Bu durum nedeni ile DXY yani Dolar Endeksi 105’den 101’e, ABD 10 yıllık tahvil faizi 3,20’den 2,75’e gerilemiş, yani dolar kan kaybetmiş. Sonuç olarak gelişen piyasa paraları ise değerlenmiş, mesela Güney Afrika Randı dolara karşı 16,20’den 15,50 olmuş. Peki Lira? 15,80’den 16,30’a yükselmiş.
Dünyada dolar zayıflarken, gelişmekte olan ülke paraları değer kazanırken, Lira’nın yükselişi ne demektir? Türkiye’de işlerin son derece kötü gittiğini gösteriyor.
Bakın Türkiye’de cari açık artık gelirlerle değil, bir şekilde borçla fonlanıyor. İlk dört ayda 32 milyar dolar mal ticaretinde açık verdik. Yani yaklaşık ayda 7-8 milyar dolar açığımız var. Turizm gelirlerinin iyi olduğunu kabul edelim. Bu sezon 40-45 milyar dolar turizm geliri demek 6 aylık açığı kapattık demektir. Peki geri kalan 6 ay ne olacak? Türkiye 2022 yılında en az 45 milyar dolar açık verdiğinde bunu hangi döviz kaynağı ile kapatacak?
Dünyada dolar, faiz artırımlarına mola verilebilir diye zayıflıyor diyoruz ama FED’in faiz artırımı konusunda mola verip vermemesinde bakacağı iki önemli veri var: Birincisi enflasyon, ikincisi ise istihdamın durumu. Acaba faiz artırımları ile istihdamı yani ekonomiyi ne kadar bozduk diyecekler?
Bu durumun belli olacağı tarih ise 2-3 Haziran olacak, ADP Ulusal İstihdam Raporu 2 Haziran’da devlet raporundan önce gelecek ve tarım dışındaki istihdam rakamını bize gösterecek. Burada beklenti 295 bin. 3 Haziran’da ise resmî rapor gelecek ve beklenti 320 bin olacak. Beklentilerin üstündeki rakamlar faiz artırımına devam kararını güçlendirecektir. Bu da dolar/TL için yukarı gidiş anlamına gelir.
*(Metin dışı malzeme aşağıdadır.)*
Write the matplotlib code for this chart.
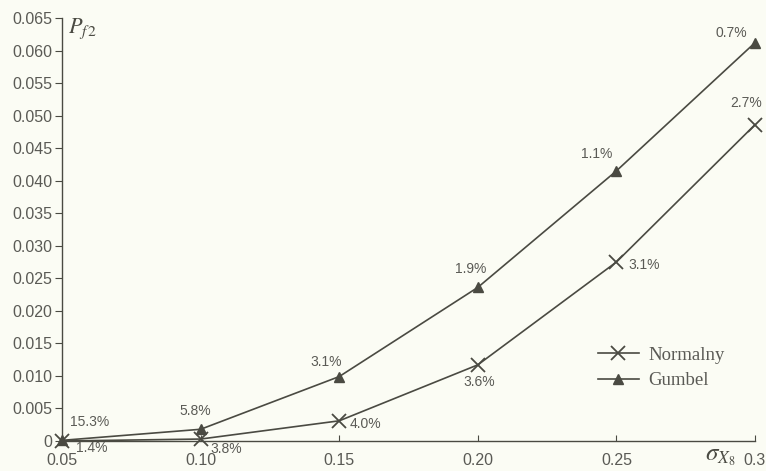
import matplotlib
matplotlib.use("Agg")
import matplotlib.pyplot as plt

sigma = [0.05, 0.10, 0.15, 0.20, 0.25, 0.30]
normalny = [0.0000, 0.0003, 0.0031, 0.0117, 0.0275, 0.0486]
gumbel = [0.0001, 0.0018, 0.0099, 0.0236, 0.0415, 0.0612]
normalny_pct = ["1.4%", "3.8%", "4.0%", "3.6%", "3.1%", "2.7%"]
gumbel_pct = ["15.3%", "5.8%", "3.1%", "1.9%", "1.1%", "0.7%"]
xtick_vals = [0.05, 0.10, 0.15, 0.20, 0.25, 0.30]
xtick_labels = ["0.05", "0.10", "0.15", "0.20", "0.25", "0.3"]
ytick_vals = [0, 0.005, 0.010, 0.015, 0.020, 0.025, 0.030, 0.035, 0.040,
              0.045, 0.050, 0.055, 0.060, 0.065]
ytick_labels = ["0", "0.005", "0.010", "0.015", "0.020", "0.025", "0.030",
                "0.035", "0.040", "0.045", "0.050", "0.055", "0.060", "0.065"]

plt.rcParams['font.family'] = ['Liberation Sans', 'DejaVu Sans']
plt.rcParams['mathtext.fontset'] = 'stix'

bg = '#fbfcf4'
lc = '#4a4a42'
tc = '#5a5a55'

fig = plt.figure(figsize=(7.66, 4.71), dpi=100, facecolor=bg)
ax = fig.add_axes([0.081, 0.0637, 0.9046, 0.8981])
ax.set_facecolor(bg)

ax.plot(sigma, normalny, color=lc, lw=1.2, marker='x', ms=10, mew=1.3,
        label='Normalny', clip_on=False)
ax.plot(sigma, gumbel, color=lc, lw=1.2, marker='^', ms=7,
        label='Gumbel', clip_on=False)

ax.set_xlim(0.05, 0.30)
ax.set_ylim(0, 0.065)
ax.set_xticks(xtick_vals)
ax.set_xticklabels(xtick_labels)
ax.set_yticks(ytick_vals)
ax.set_yticklabels(ytick_labels)

for s in ['top', 'right']:
    ax.spines[s].set_visible(False)
for s in ['left', 'bottom']:
    ax.spines[s].set_color(lc)
    ax.spines[s].set_linewidth(1.0)

ax.tick_params(axis='y', direction='out', length=5, color=lc, labelcolor=tc,
               labelsize=11.5, pad=2)
ax.tick_params(axis='x', direction='in', length=4, color=lc, labelcolor=tc,
               labelsize=11.5, pad=9)

g_off = [(28, 18), (-5, 18), (-13, 15), (-7, 18), (-20, 17), (-24, 10)]
n_off = [(30, -7), (26, -10), (26, -3), (1, -17), (28, -3), (-9, 22)]
for x, y, t, o in zip(sigma, gumbel, gumbel_pct, g_off):
    ax.annotate(t, (x, y), xytext=o, textcoords='offset pixels',
                ha='center', va='center', fontsize=10, color=tc,
                annotation_clip=False)
for x, y, t, o in zip(sigma, normalny, normalny_pct, n_off):
    ax.annotate(t, (x, y), xytext=o, textcoords='offset pixels',
                ha='center', va='center', fontsize=10, color=tc,
                annotation_clip=False)

fig.text(68 / 766, 1 - 29 / 471, r'$P_{f\,2}$', fontsize=16, color=lc,
         ha='left', va='center')
fig.text(736 / 766, 3 / 471, r'$\sigma_{X_8}$', fontsize=18, color=lc,
         ha='right', va='bottom')

leg = ax.legend(loc='upper left', bbox_to_anchor=(590 / 766, 1 - 339 / 471),
                bbox_transform=fig.transFigure, frameon=False,
                prop={'family': 'Liberation Serif', 'size': 13.5},
                handlelength=2.2, handletextpad=0.5, labelspacing=0.45,
                borderaxespad=0)
for t in leg.get_texts():
    t.set_color(tc)

fig.savefig('out.png', dpi=100, facecolor=bg)
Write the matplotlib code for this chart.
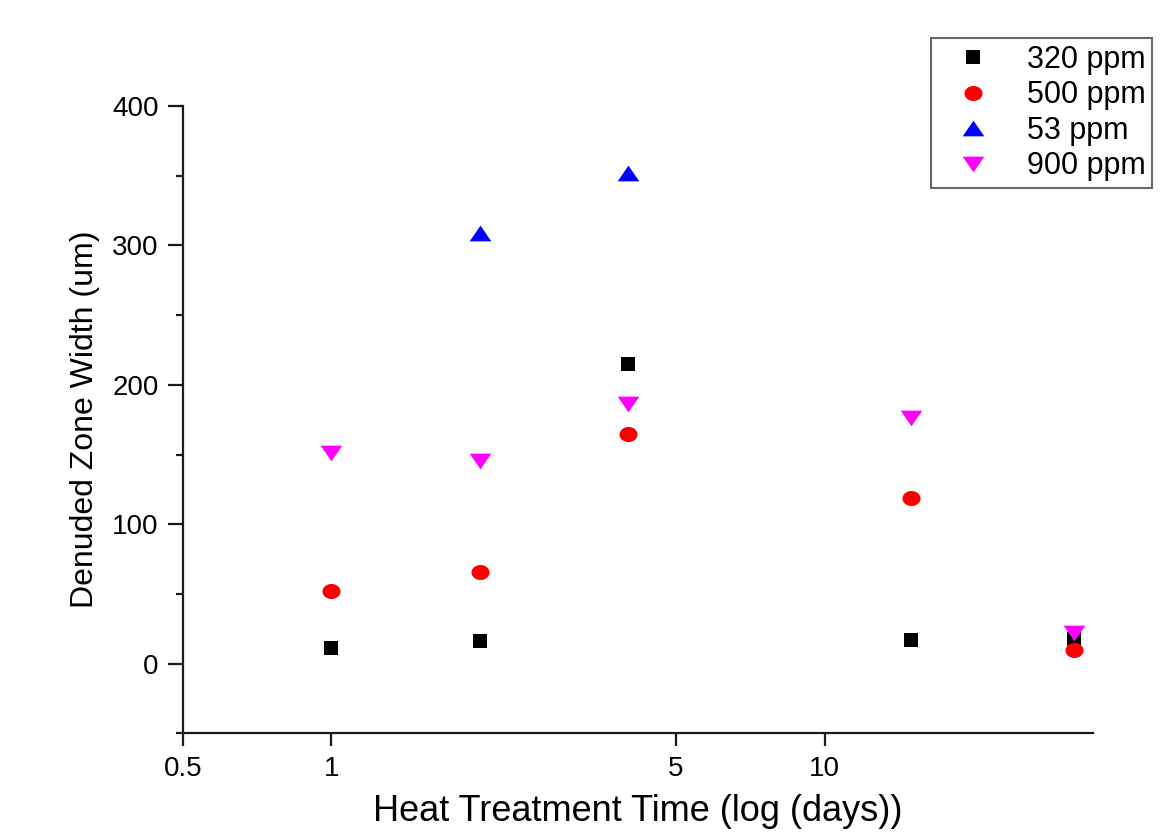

2- 3 Haziran aynı zamanda Türkiye enflasyon rakamının da açıklanacağı tarih olacak, yüzde 70 rakamının aşılması negatif reel faizi artıracağı için bir kırılma yaşatabilir. An itibarıyla 70 enflasyon varken 14 faiz durumunda açık 56 puandı. Bu fark arttıkça Lira’dan kaçış artıyor ki bunu artık hepimiz biliyoruz…
3- Türkiye’de iç dolar talebini durdurmak için kur korumalı hesabın 16,40 kurdaki maliyeti 100-120 milyar TL olacak. Gelecek süper bono ya da enflasyon korumalı bono doları tutmak için değil, KKM maliyetini ödemek için gelecek! Yani bir kredi kartından çekip, diğer kredi kartına yatıracağız. Taklacı güvercin sizce havada kaç takla atabilir?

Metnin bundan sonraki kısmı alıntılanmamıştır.